The output is then filtered, first a hit length cutoff is implemented after which only sequences with best identity to reference sequence are retained. Lastly it summarises the taxanomic profile of the data. It uses an identity cutoff to then filter the results to give read based identifications

PREPARATION OF INPUT FILES

Input files are Blast output files generated using the NCBI-blast+ under outfmt 6 (tabular)

A typical blast command would look like
blastn -query ngsrawreads.fasta -db databasename -out blastoutputfilename -outfmt 6

Other parameters (such as evalue based filtering, wordsize) are left to users discretion.

The database used here can be built using
makeblastdb -in databasefastafile.fasta -out databasename -dbtype nucl

Note 1: Do not use -parse_seqids command, especially if dealing with genbank downloaded data.

Note 2: Blast ignores anything after a space in the sequence header. If you databasefastfile.fasta contains these, in blastoutput you will lose all information beyond the space.

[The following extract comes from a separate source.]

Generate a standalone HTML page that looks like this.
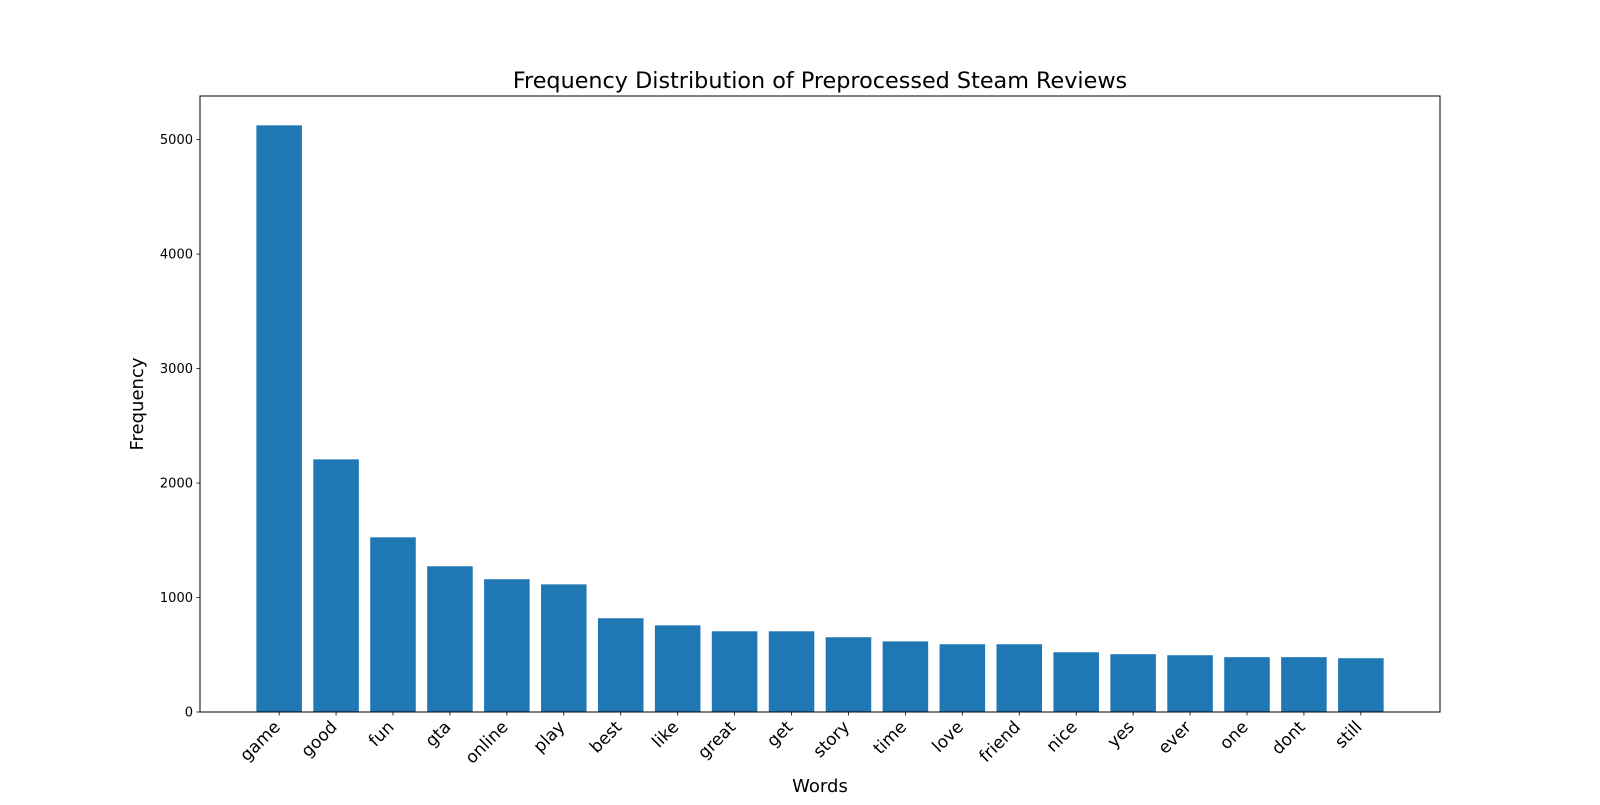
<!DOCTYPE html>
<html><head><meta charset="utf-8"><style>
body{margin:0;background:#fff}
svg text{font-family:"DejaVu Sans","Liberation Sans",sans-serif;fill:#000}
</style></head><body>
<svg id="c" width="1600" height="800" viewBox="0 0 1600 800" xmlns="http://www.w3.org/2000/svg"></svg>
<script>
const categories=["game","good","fun","gta","online","play","best","like","great","get","story","time","love","friend","nice","yes","ever","one","dont","still"];
const frequencies=[5125,2207,1526,1273,1160,1115,819,757,705,705,653,617,592,592,522,505,496,479,479,470];
const yTicks=[0,1000,2000,3000,4000,5000];
const L=200,R=1440,T=96,B=712;
const n=categories.length;
const xmin=-0.4-0.05*(n-0.2),xmax=n-1+0.4+0.05*(n-0.2);
const ymax=Math.max(...frequencies)*1.05;
const xs=v=>L+(v-xmin)/(xmax-xmin)*(R-L);
const ys=v=>B-v/ymax*(B-T);
const svg=document.getElementById('c');
const NS="http://www.w3.org/2000/svg";
function mk(tag,attrs,parent){const e=document.createElementNS(NS,tag);for(const k in attrs)e.setAttribute(k,attrs[k]);(parent||svg).appendChild(e);return e;}
categories.forEach((c,i)=>{
  const r=mk('rect',{x:xs(i-0.4),y:ys(frequencies[i]),width:xs(i+0.4)-xs(i-0.4),height:B-ys(frequencies[i]),fill:'#1f77b4'});
  
  
  const t=mk('line',{x1:xs(i),x2:xs(i),y1:B,y2:B+3.5,stroke:'#000','stroke-width':0.8});
  
  
  const ax=xs(i)+2, ay=B+16;
  const lb=mk('text',{x:ax,y:ay,'font-size':17,'text-anchor':'end',transform:`rotate(-45 ${ax} ${ay})`});
  lb.textContent=c;
  
  
});
yTicks.forEach(v=>{
  const t=mk('line',{x1:L-3.5,x2:L,y1:ys(v),y2:ys(v),stroke:'#000','stroke-width':0.8});
  
  
  const lb=mk('text',{x:L-7,y:ys(v)+4.5,'font-size':13,'text-anchor':'end'});
  lb.textContent=v;
  
  
});
const fr=mk('rect',{x:L,y:T,width:R-L,height:B-T,fill:'none',stroke:'#000','stroke-width':1});


const ti=mk('text',{x:(L+R)/2,y:T-8,'font-size':22.3,'text-anchor':'middle'});
ti.textContent='Frequency Distribution of Preprocessed Steam Reviews';


const xl=mk('text',{x:(L+R)/2,y:792,'font-size':18,'text-anchor':'middle'});
xl.textContent='Words';


const yl=mk('text',{x:143,y:(T+B)/2,'font-size':18,'text-anchor':'middle',transform:`rotate(-90 143 ${(T+B)/2})`});
yl.textContent='Frequency';


</script>
</body></html>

Note 3: currently these scripts have been tested on Ubuntu LTS 12.04/13.04. Please inform if incompatible with Mac.

INSTALLATION

3 parts to this:

1) The repository is in github and can be downloaded like any other, as follows:

git clone https://github.com/asrivathsan/readsidentifier-1.0

2) Download ftp://ftp.ncbi.nlm.nih.gov/pub/taxonomy/taxdump.tar.gz. Extract data to a new folder in the filesystem

3) Create a third directory, ex. gi_tax. This will contain files that link your sequenceID to taxon id.

There are 2 scenarios:
Scenario 1: If your database is locally created (does not have gi|123124|gb syntax)
>SequenceID
ATGCGAGACGGGAAA

Create text file(s) in this folder, the format of file(s) is/are to be as follows:
SequenceID<TAB>taxid<return>

Scenario 2: If databasefastafile.fasta is downloaded from Genbank, such that your sequence headers are in format

>gi|123124|gb...
ATGCGAGACGGGAAA

the ginumber to taxid information is already available at ftp://ftp.ncbi.nlm.nih.gov/pub/taxonomy/gi_taxid_nucl.dmp.gz. One can extract file into the gi_tax folder

Unfortunately gi_taxid_nucl.dmp is a massive file which will use up ~50GB of memory currently if read into memory. You may want to split this file into multiple (I would recommend 20 for a 4gb system) in the gi_tax folder prior to running the script.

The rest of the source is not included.